» WHAT IS ASKED
Find the lines with the string "seaborn" and return them.

» INFORMATION SUPPLIED
___

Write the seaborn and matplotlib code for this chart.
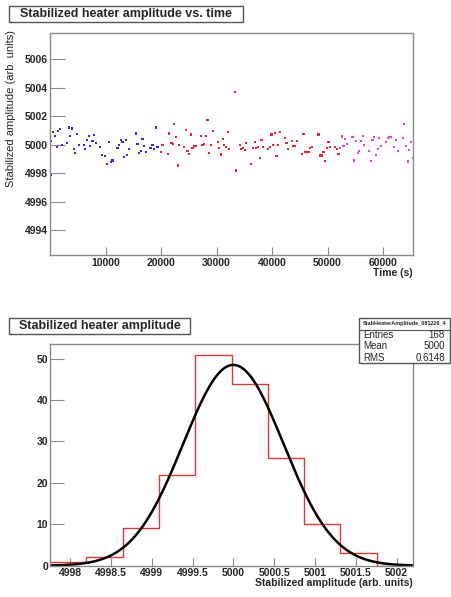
import numpy as np
import pandas as pd
import matplotlib
matplotlib.use("Agg")
import matplotlib.pyplot as plt
from matplotlib.patches import Rectangle
from matplotlib.lines import Line2D
from matplotlib.ticker import MultipleLocator
import seaborn as sns

sns.set_theme(style="white")
plt.rcParams["font.family"] = ["Liberation Sans", "DejaVu Sans"]

# --- amplitude vs time, three run periods ---
blue_t = [120, 235, 600, 960, 1260, 1440, 1860, 2170, 3070, 3370, 3670, 3970,
          4330, 4570, 4870, 5230, 6080, 6370, 6730, 7090, 7270, 7640, 7890,
          8250, 9080, 9390, 9980, 10290, 10590, 10950, 11250, 12150, 12450,
          12760, 13050, 13360, 13660, 13900, 14200, 15470, 15760, 16070,
          16370, 16670, 16970, 17270, 18110, 18470, 18770, 19080, 19370]
blue_amp = [5000.23, 4997.88, 5000.87, 5000.59, 4999.81, 5000.94, 5001.08,
            4999.95, 5000.14, 5001.20, 5000.59, 5001.13, 4999.69, 4999.43,
            5000.73, 4999.95, 5000.00, 4999.72, 5000.30, 5000.59, 4999.88,
            5000.23, 5000.66, 5000.11, 4999.81, 4999.27, 4999.19, 4998.66,
            5000.21, 4998.77, 4998.89, 4999.76, 4999.95, 5000.30, 5000.18,
            4999.12, 5000.30, 4999.29, 4999.67, 5000.78, 5000.07, 4999.39,
            4999.58, 5000.42, 4999.90, 4999.46, 4999.76, 5000.00, 4999.72,
            5001.20, 4999.83]

red_t = [19980, 20270, 21300, 21480, 21900, 22150, 22380, 22740, 23050, 23290,
         24130, 24490, 24780, 25090, 25400, 25690, 25990, 26300, 27200, 27490,
         27800, 28100, 28390, 28700, 29010, 29300, 30200, 30500, 30800, 31100,
         31410, 31710, 32000, 32310, 33270, 33570, 34170, 34480, 34780, 35080,
         35380, 36280, 36590, 36880, 37180, 37490, 37780, 38090, 38390, 39300,
         39590, 39890, 40200, 40490, 40790, 41100, 41390, 42290, 42600, 42910,
         43560, 43860, 44170, 44460, 45360, 45670, 45980, 46260, 46570, 46880,
         47170, 48380, 48680, 48970, 49280, 49590, 49870, 50180, 50490, 51390,
         51680, 51990]
red_amp = [4999.51, 4999.95, 4999.36, 5000.78, 5000.14, 5000.07, 5001.43,
           5000.54, 4998.54, 5000.00, 4999.86, 5001.01, 4999.58, 4999.34,
           5000.71, 4999.76, 4999.88, 4999.90, 5000.59, 5000.00, 5000.07,
           5000.61, 5001.72, 4999.43, 5000.00, 5000.94, 5000.18, 4999.76,
           4999.31, 5000.42, 4999.95, 4999.81, 5000.89, 4999.72, 5003.72,
           4998.18, 4999.95, 4999.67, 4999.79, 4999.62, 5000.09, 4998.66,
           4999.74, 5000.16, 4999.74, 4999.81, 4999.08, 5000.30, 4999.81,
           4999.72, 4999.81, 5000.71, 5000.00, 5000.82, 4999.22, 4999.95,
           5000.89, 5000.47, 5000.11, 4999.72, 5000.28, 4999.90, 4999.90,
           5000.25, 4999.36, 5000.75, 4999.48, 4999.46, 4999.51, 4999.76,
           4999.83, 5000.71, 4999.24, 4999.24, 4999.46, 4998.84, 4999.74,
           5000.18, 4999.81, 4999.83, 4999.67, 4999.36]

magenta_t = [52290, 52580, 52890, 53200, 53480, 54510, 54820, 55110, 55420,
             55720, 56010, 56320, 56620, 57530, 57820, 58120, 58430, 58720,
             59030, 59330, 59620, 60530, 60830, 61140, 61430, 62040, 62330,
             62640, 63540, 63840, 64140, 64440, 64750, 65040, 65340]
magenta_amp = [4999.74, 5000.57, 4999.88, 5000.37, 5000.04, 5000.54, 4998.89,
               5000.23, 4999.41, 4999.58, 5000.23, 5000.59, 4999.95, 4999.53,
               4998.87, 5000.30, 5000.52, 4999.29, 4999.72, 5000.47, 4999.90,
               5000.18, 5000.49, 5000.52, 5000.52, 4999.81, 5000.30, 4999.53,
               5000.47, 5001.46, 4999.90, 4998.82, 4999.62, 5000.18, 4999.05]

time_ticks = [10000, 20000, 30000, 40000, 50000, 60000]
amp_ticks = [4994, 4996, 4998, 5000, 5002, 5004, 5006]

# --- amplitude histogram ---
hist_edges = [4997.755, 4998.200, 4998.644, 4999.089, 4999.533, 4999.978,
              5000.422, 5000.867, 5001.311, 5001.756, 5002.200]
hist_counts = [1, 2, 9, 22, 51, 44, 26, 10, 3, 0]
fit_const = 48.5
fit_mean = 5000.0
fit_sigma = 0.6148
hist_ticks = [4998, 4998.5, 4999, 4999.5, 5000, 5000.5, 5001, 5001.5, 5002]
hist_tick_labels = ["4998", "4998.5", "4999", "4999.5", "5000", "5000.5",
                    "5001", "5001.5", "5002"]
count_ticks = [0, 10, 20, 30, 40, 50]

stats_name = "StabHeaterAmplitude_081226_4"
stats_rows = [("Entries", "168"), ("Mean", "5000"), ("RMS", "0.6148")]

W, H = 451, 597
fig = plt.figure(figsize=(W / 100, H / 100), dpi=100)


def fx(px):
    return px / W


def fy(py):
    return 1 - py / H


frame_col = "#8a8a8a"


def root_style(ax, xmaj_len, ymaj_len):
    for sp in ax.spines.values():
        sp.set_color(frame_col)
        sp.set_linewidth(1.0)
    ax.tick_params(axis="x", which="major", direction="in", length=xmaj_len,
                   width=0.8, color=frame_col, pad=2, labelsize=7.5)
    ax.tick_params(axis="x", which="minor", direction="in", length=xmaj_len / 2,
                   width=0.8, color=frame_col)
    ax.tick_params(axis="y", which="major", direction="in", length=ymaj_len,
                   width=0.8, color=frame_col, pad=1.5, labelsize=7.5)
    ax.tick_params(axis="y", which="minor", direction="in", length=ymaj_len / 2.2,
                   width=0.8, color=frame_col)
    ax.tick_params(bottom=True, left=True, top=False, right=False)
    ax.set_xlabel("")
    ax.set_ylabel("")


def title_box(x0, x1, y0, y1, text):
    fig.add_artist(Rectangle((fx(x0), fy(y1)), fx(x1) - fx(x0), fy(y0) - fy(y1),
                             transform=fig.transFigure, fill=False,
                             edgecolor="#555555", linewidth=1.0))
    fig.text(fx((x0 + x1) / 2), fy((y0 + y1) / 2), text, ha="center",
             va="center", fontsize=9, fontweight="bold")


# ---------------- top panel ----------------
ax1 = fig.add_axes([fx(50), fy(255), fx(413) - fx(50), fy(33) - fy(255)])
df = pd.DataFrame({
    "time": blue_t + red_t + magenta_t,
    "amp": blue_amp + red_amp + magenta_amp,
    "period": ["a"] * len(blue_t) + ["b"] * len(red_t) + ["c"] * len(magenta_t),
})
sns.scatterplot(data=df, x="time", y="amp", hue="period",
                palette={"a": "#2a2aff", "b": "#ee2233", "c": "#e040e0"},
                marker="s", s=2.5, linewidth=0, legend=False, ax=ax1)
ax1.set_xlim(0, 65400)
ax1.set_ylim(4992.24, 5007.85)
ax1.set_xticks(time_ticks)
ax1.set_xticklabels([str(t) for t in time_ticks], fontweight="bold")
ax1.set_yticks(amp_ticks)
ax1.set_yticklabels([str(a) for a in amp_ticks], fontweight="bold")
ax1.xaxis.set_minor_locator(MultipleLocator(2000))
ax1.yaxis.set_minor_locator(MultipleLocator(0.5))
root_style(ax1, 6, 11)

title_box(9, 243, 6, 22, "Stabilized heater amplitude vs. time")
fig.text(fx(413), fy(272.5), "Time (s)", ha="right", va="center",
         fontsize=7.5, fontweight="bold")
fig.text(fx(11), fy(30), "Stabilized amplitude (arb. units)", rotation=90,
         ha="center", va="top", fontsize=8)

# ---------------- bottom panel ----------------
ax2 = fig.add_axes([fx(50), fy(565.7), fx(413) - fx(50), fy(344) - fy(565.7)])
centers = [(a + b) / 2 for a, b in zip(hist_edges[:-1], hist_edges[1:])]
sns.histplot(x=centers, weights=hist_counts, bins=hist_edges, element="step",
             fill=False, color="#ee3333", linewidth=1.0, ax=ax2)
xs = np.linspace(hist_edges[0], hist_edges[-1], 400)
ys = fit_const * np.exp(-0.5 * ((xs - fit_mean) / fit_sigma) ** 2)
sns.lineplot(x=xs, y=ys, color="black", linewidth=1.8, ax=ax2)
ax2.set_xlim(hist_edges[0], hist_edges[-1])
ax2.set_ylim(0, 53.55)
ax2.set_xticks(hist_ticks)
ax2.set_xticklabels(hist_tick_labels, fontweight="bold")
ax2.set_yticks(count_ticks)
ax2.set_yticklabels([str(c) for c in count_ticks], fontweight="bold")
ax2.xaxis.set_minor_locator(MultipleLocator(0.1))
ax2.yaxis.set_minor_locator(MultipleLocator(2))
root_style(ax2, 6, 10)

title_box(9, 190, 318, 334, "Stabilized heater amplitude")
fig.text(fx(413), fy(583), "Stabilized amplitude (arb. units)", ha="right",
         va="center", fontsize=7.5, fontweight="bold")

# stats box
bx0, bx1, by0, by1 = 359.3, 450, 318.3, 362.7
fig.add_artist(Rectangle((fx(bx0), fy(by1)), fx(bx1) - fx(bx0), fy(by0) - fy(by1),
                         transform=fig.transFigure, facecolor="white",
                         edgecolor="#555555", linewidth=1.0, zorder=5))
fig.add_artist(Line2D([fx(bx0), fx(bx1)], [fy(329.5), fy(329.5)],
                      transform=fig.transFigure, color="#555555",
                      linewidth=0.8, zorder=6))
fig.text(fx((bx0 + bx1) / 2), fy(324), stats_name, ha="center", va="center",
         fontsize=4, fontweight="bold", zorder=7)
for i, (lab, val) in enumerate(stats_rows):
    yy = fy(335 + i * 11.3)
    fig.text(fx(363), yy, lab, ha="left", va="center", fontsize=7, zorder=7)
    fig.text(fx(445), yy, val, ha="right", va="center", fontsize=7, zorder=7)

fig.savefig("out.png", dpi=100)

___

» COMPLETE RESPONSE
Write the seaborn and matplotlib code for this chart.
import seaborn as sns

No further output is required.